■ **Task to complete**: Restate the data word for word and leave the images out.

■ **Records**:
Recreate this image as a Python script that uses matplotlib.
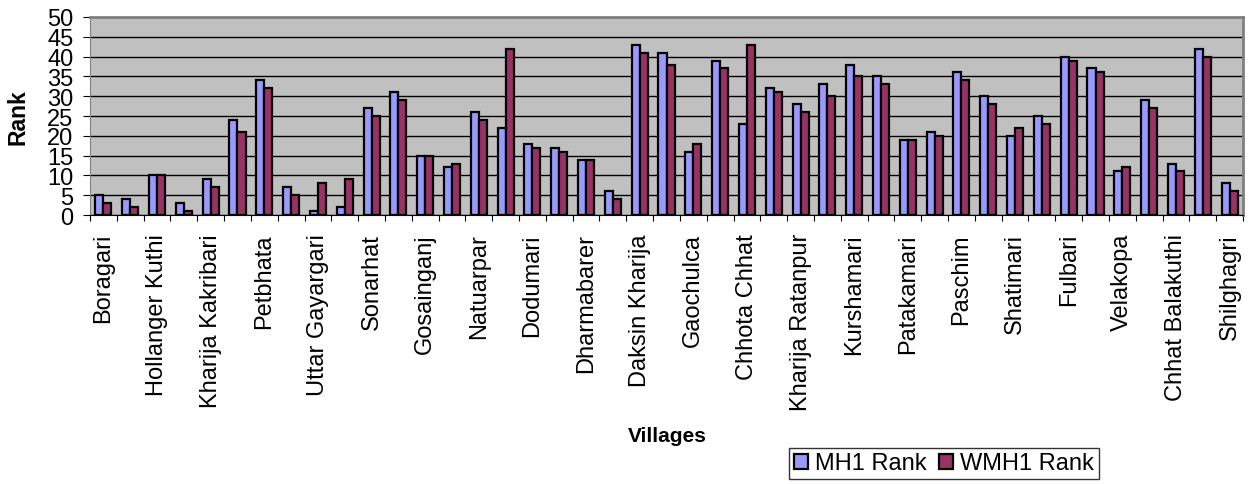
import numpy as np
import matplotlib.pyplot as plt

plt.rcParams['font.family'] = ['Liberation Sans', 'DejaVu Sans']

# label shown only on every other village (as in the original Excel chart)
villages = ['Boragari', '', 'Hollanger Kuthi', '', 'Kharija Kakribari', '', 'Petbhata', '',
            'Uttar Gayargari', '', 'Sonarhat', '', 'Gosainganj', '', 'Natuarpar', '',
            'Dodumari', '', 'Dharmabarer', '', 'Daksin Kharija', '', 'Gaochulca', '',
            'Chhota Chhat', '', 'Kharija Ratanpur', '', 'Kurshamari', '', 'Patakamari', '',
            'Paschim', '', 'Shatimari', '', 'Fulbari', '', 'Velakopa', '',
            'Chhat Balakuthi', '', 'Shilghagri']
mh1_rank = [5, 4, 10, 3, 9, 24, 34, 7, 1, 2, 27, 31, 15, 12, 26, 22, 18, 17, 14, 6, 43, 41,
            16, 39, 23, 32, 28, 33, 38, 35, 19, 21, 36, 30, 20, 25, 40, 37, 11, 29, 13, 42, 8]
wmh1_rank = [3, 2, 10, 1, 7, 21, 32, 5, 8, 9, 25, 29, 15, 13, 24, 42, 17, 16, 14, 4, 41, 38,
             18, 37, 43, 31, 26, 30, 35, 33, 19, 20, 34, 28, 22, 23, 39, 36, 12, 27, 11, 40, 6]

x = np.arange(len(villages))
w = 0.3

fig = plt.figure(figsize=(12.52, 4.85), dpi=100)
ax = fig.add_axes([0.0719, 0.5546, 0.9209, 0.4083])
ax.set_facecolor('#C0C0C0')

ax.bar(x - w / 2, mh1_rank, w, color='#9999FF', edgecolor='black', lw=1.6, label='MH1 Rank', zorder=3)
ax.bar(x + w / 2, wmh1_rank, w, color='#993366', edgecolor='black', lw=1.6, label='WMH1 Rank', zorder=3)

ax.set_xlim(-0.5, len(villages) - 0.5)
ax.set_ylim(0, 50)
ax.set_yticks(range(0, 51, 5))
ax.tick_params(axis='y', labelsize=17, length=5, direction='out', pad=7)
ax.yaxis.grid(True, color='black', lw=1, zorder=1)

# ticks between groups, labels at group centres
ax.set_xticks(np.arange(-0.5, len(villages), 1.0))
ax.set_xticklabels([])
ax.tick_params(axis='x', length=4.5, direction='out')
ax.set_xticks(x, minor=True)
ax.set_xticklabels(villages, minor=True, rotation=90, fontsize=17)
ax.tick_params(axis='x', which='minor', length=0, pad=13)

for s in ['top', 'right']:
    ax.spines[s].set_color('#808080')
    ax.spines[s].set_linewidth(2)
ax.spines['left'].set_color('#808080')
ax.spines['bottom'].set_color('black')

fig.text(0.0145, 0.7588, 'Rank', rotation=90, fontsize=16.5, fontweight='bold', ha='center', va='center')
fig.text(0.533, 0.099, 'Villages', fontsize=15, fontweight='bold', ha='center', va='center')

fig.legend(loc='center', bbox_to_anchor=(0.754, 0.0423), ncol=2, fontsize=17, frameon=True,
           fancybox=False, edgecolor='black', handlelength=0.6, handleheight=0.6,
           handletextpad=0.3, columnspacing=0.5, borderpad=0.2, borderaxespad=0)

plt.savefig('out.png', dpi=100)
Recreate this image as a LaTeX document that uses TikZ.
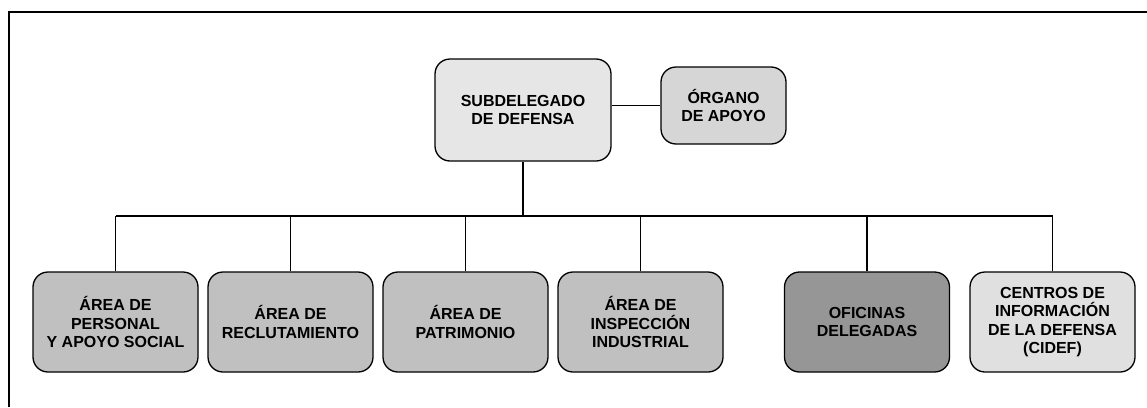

■ **Solution**:
Recreate this image as a Python script that uses matplotlib.
import numpy as np
import matplotlib.pyplot as plt

plt.rcParams['font.family'] = ['Liberation Sans', 'DejaVu Sans']

# label shown only on every other village (as in the original Excel chart)
villages = ['Boragari', '', 'Hollanger Kuthi', '', 'Kharija Kakribari', '', 'Petbhata', '',
            'Uttar Gayargari', '', 'Sonarhat', '', 'Gosainganj', '', 'Natuarpar', '',
            'Dodumari', '', 'Dharmabarer', '', 'Daksin Kharija', '', 'Gaochulca', '',
            'Chhota Chhat', '', 'Kharija Ratanpur', '', 'Kurshamari', '', 'Patakamari', '',
            'Paschim', '', 'Shatimari', '', 'Fulbari', '', 'Velakopa', '',
            'Chhat Balakuthi', '', 'Shilghagri']
mh1_rank = [5, 4, 10, 3, 9, 24, 34, 7, 1, 2, 27, 31, 15, 12, 26, 22, 18, 17, 14, 6, 43, 41,
            16, 39, 23, 32, 28, 33, 38, 35, 19, 21, 36, 30, 20, 25, 40, 37, 11, 29, 13, 42, 8]
wmh1_rank = [3, 2, 10, 1, 7, 21, 32, 5, 8, 9, 25, 29, 15, 13, 24, 42, 17, 16, 14, 4, 41, 38,
             18, 37, 43, 31, 26, 30, 35, 33, 19, 20, 34, 28, 22, 23, 39, 36, 12, 27, 11, 40, 6]

x = np.arange(len(villages))
w = 0.3

fig = plt.figure(figsize=(12.52, 4.85), dpi=100)
ax = fig.add_axes([0.0719, 0.5546, 0.9209, 0.4083])
ax.set_facecolor('#C0C0C0')

ax.bar(x - w / 2, mh1_rank, w, color='#9999FF', edgecolor='black', lw=1.6, label='MH1 Rank', zorder=3)
ax.bar(x + w / 2, wmh1_rank, w, color='#993366', edgecolor='black', lw=1.6, label='WMH1 Rank', zorder=3)

ax.set_xlim(-0.5, len(villages) - 0.5)
ax.set_ylim(0, 50)
ax.set_yticks(range(0, 51, 5))
ax.tick_params(axis='y', labelsize=17, length=5, direction='out', pad=7)
ax.yaxis.grid(True, color='black', lw=1, zorder=1)

# ticks between groups, labels at group centres
ax.set_xticks(np.arange(-0.5, len(villages), 1.0))
ax.set_xticklabels([])
ax.tick_params(axis='x', length=4.5, direction='out')
ax.set_xticks(x, minor=True)
ax.set_xticklabels(villages, minor=True, rotation=90, fontsize=17)
ax.tick_params(axis='x', which='minor', length=0, pad=13)

for s in ['top', 'right']:
    ax.spines[s].set_color('#808080')
    ax.spines[s].set_linewidth(2)
ax.spines['left'].set_color('#808080')
ax.spines['bottom'].set_color('black')

fig.text(0.0145, 0.7588, 'Rank', rotation=90, fontsize=16.5, fontweight='bold', ha='center', va='center')
fig.text(0.533, 0.099, 'Villages', fontsize=15, fontweight='bold', ha='center', va='center')

fig.legend(loc='center', bbox_to_anchor=(0.754, 0.0423), ncol=2, fontsize=17, frameon=True,
           fancybox=False, edgecolor='black', handlelength=0.6, handleheight=0.6,
           handletextpad=0.3, columnspacing=0.5, borderpad=0.2, borderaxespad=0)

plt.savefig('out.png', dpi=100)
Recreate this image as a LaTeX document that uses TikZ.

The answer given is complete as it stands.